Greylisting in email explained: why first sends get deferred

Greylisting acts as a temporary checkpoint for new or unfamiliar senders. When you send an email for the first time, mail servers may respond with a soft 4xx reply, essentially asking you to try again later. Legitimate mail transfer agents (MTAs) will retry sending; many spam bots will not. This simple step reduces unwanted mail without requiring heavy filtering.

This is why brand-new email campaigns often see their first attempts delayed. This isn’t a sign of failure, rather, the server is looking for proof that a genuine sender is behind the connection. After your system retries, successful deliveries typically proceed faster on subsequent attempts.

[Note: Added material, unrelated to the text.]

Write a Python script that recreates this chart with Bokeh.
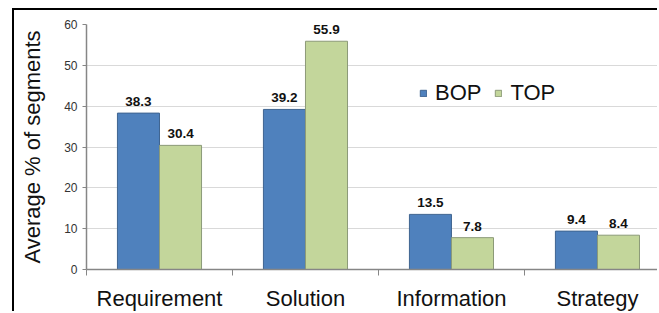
from bokeh.plotting import figure
from bokeh.models import Range1d, FixedTicker, Legend, LegendItem, ColumnDataSource
from bokeh.core.properties import value
from bokeh.embed import file_html
from bokeh.resources import INLINE

categories = ["Requirement", "Solution", "Information", "Strategy"]
bop = [38.3, 39.2, 13.5, 9.4]
top = [30.4, 55.9, 7.8, 8.4]
y_ticks = [0, 10, 20, 30, 40, 50, 60]

FONT = "Liberation Sans"
BLUE = "#4F81BD"
GREEN = "#C3D69B"
BAR_W = 0.288

centers = [i + 0.5 for i in range(len(categories))]
src_b = ColumnDataSource(dict(x=[c - BAR_W / 2 for c in centers], y=bop,
                              t=["%.1f" % v for v in bop]))
src_t = ColumnDataSource(dict(x=[c + BAR_W / 2 for c in centers], y=top,
                              t=["%.1f" % v for v in top]))

p = figure(width=645, height=303, output_backend="svg", toolbar_location=None,
           x_range=Range1d(0, 3.925), y_range=Range1d(0, 60),
           min_border_left=72, min_border_right=0, min_border_top=14, min_border_bottom=44)
p.styles = {"margin-left": "12px", "margin-top": "8px",
            "border-top": "2px solid black", "border-left": "2px solid black"}
p.outline_line_color = None
p.background_fill_color = "white"
p.border_fill_color = "white"

rb = p.vbar(x="x", top="y", width=BAR_W, bottom=0, source=src_b,
            fill_color=BLUE, line_color="#3f6490", line_width=1)
rt = p.vbar(x="x", top="y", width=BAR_W, bottom=0, source=src_t,
            fill_color=GREEN, line_color="#8c9a78", line_width=1)

for s in (src_b, src_t):
    p.text(x="x", y="y", text="t", source=s, text_align="center", text_baseline="bottom",
           y_offset=-7, text_font=value(FONT), text_font_size="13.5px",
           text_font_style="bold", text_color="#111111")

# x axis
xa = p.xaxis[0]
xa.ticker = FixedTicker(ticks=centers, minor_ticks=list(range(len(categories))))
xa.major_label_overrides = {c: n for c, n in zip(centers, categories)}
xa.major_tick_line_color = None
xa.major_tick_out = 0
xa.major_tick_in = 0
xa.minor_tick_out = 6
xa.minor_tick_in = 0
xa.minor_tick_line_color = "#868686"
xa.axis_line_color = "#868686"
xa.axis_line_width = 1.5
xa.major_label_text_font = FONT
xa.major_label_text_font_size = "22px"
xa.major_label_text_color = "#111111"
xa.major_label_standoff = 10

# y axis
ya = p.yaxis[0]
ya.ticker = FixedTicker(ticks=y_ticks, minor_ticks=[])
ya.major_tick_out = 4
ya.major_tick_in = 0
ya.major_tick_line_color = "#868686"
ya.axis_line_color = "#868686"
ya.axis_line_width = 1.5
ya.major_label_text_font = FONT
ya.major_label_text_font_size = "12px"
ya.major_label_text_color = "#333333"
ya.major_label_standoff = 5
ya.axis_label = "Average % of segments"
ya.axis_label_text_font = FONT
ya.axis_label_text_font_size = "22px"
ya.axis_label_text_font_style = "normal"
ya.axis_label_text_color = "#111111"
ya.axis_label_standoff = 16

p.xgrid.grid_line_color = None
p.ygrid.grid_line_color = "#d9d9d9"
p.ygrid.ticker = FixedTicker(ticks=y_ticks)

legend = Legend(items=[LegendItem(label="BOP", renderers=[rb]),
                       LegendItem(label="TOP", renderers=[rt])],
                orientation="horizontal", location=(333, 163),
                label_text_font=FONT, label_text_font_size="22px", label_text_color="#111111",
                glyph_width=8, glyph_height=8, label_standoff=8, spacing=13,
                padding=0, margin=0, border_line_color=None, background_fill_alpha=0,
                label_height=22)
p.add_layout(legend, "center")

open("out.html", "w").write(file_html(p, INLINE))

How greylisting works at SMTP: temporary 4xx codes and provider retries

Greylisting depends on temporary SMTP response codes. When your server receives a 4xx code, it should keep the message queued for a retry later. Common 4xx responses include:

  • 421 Service not available, try again later.
  • 450 Mailbox unavailable, temporary condition.
  • 451 Requested action aborted, server error in progress.
  • 452 Insufficient system storage, temporary throttle.

Many systems keep track of a unique combination, termed a triplet, which includes the sender IP address, the envelope from (return-path), and the recipient. The server will defer the first attempt for each unique triplet. When your MTA retries after a safe interval, the server then whitelists this triplet for a specified period.

451 4.7.1 Temporary rate limit. Please try again later.

Such responses are normal during the early stages of sending. To ensure success, keep the envelope information consistent across retries so the triplet can be matched correctly.

Why new domains and new IP addresses face greylisting more often

New sending identities have no history with receiving providers, who therefore have no prior behavior to assess for trustworthiness. Fresh domains, new IPs, or dedicated routes appear riskier, especially if sudden volumes of email are involved. Greylisting offers a safe way for providers to verify these new identities before acceptance.

Weak or improper email authentication can make things worse. Issues like misaligned SPF records, missing DKIM signatures, or gaps in DMARC policies will result in more deferrals. Additionally, issues such as mismatched HELO/EHLO names or a lack of reverse DNS can add further friction. While low engagement history is less relevant in this stage, proper technical configuration is essential.

How to pass provider retries and exit the greylist safely

Your MTA should retry within the provider’s specified window, following correct backoff practices. Avoid bombarding the remote host with retries. Spread out retry attempts with randomized jitter to prevent sudden surges. Maintain consistency in the envelope sender and recipient and keep the Message-ID unchanged between retries.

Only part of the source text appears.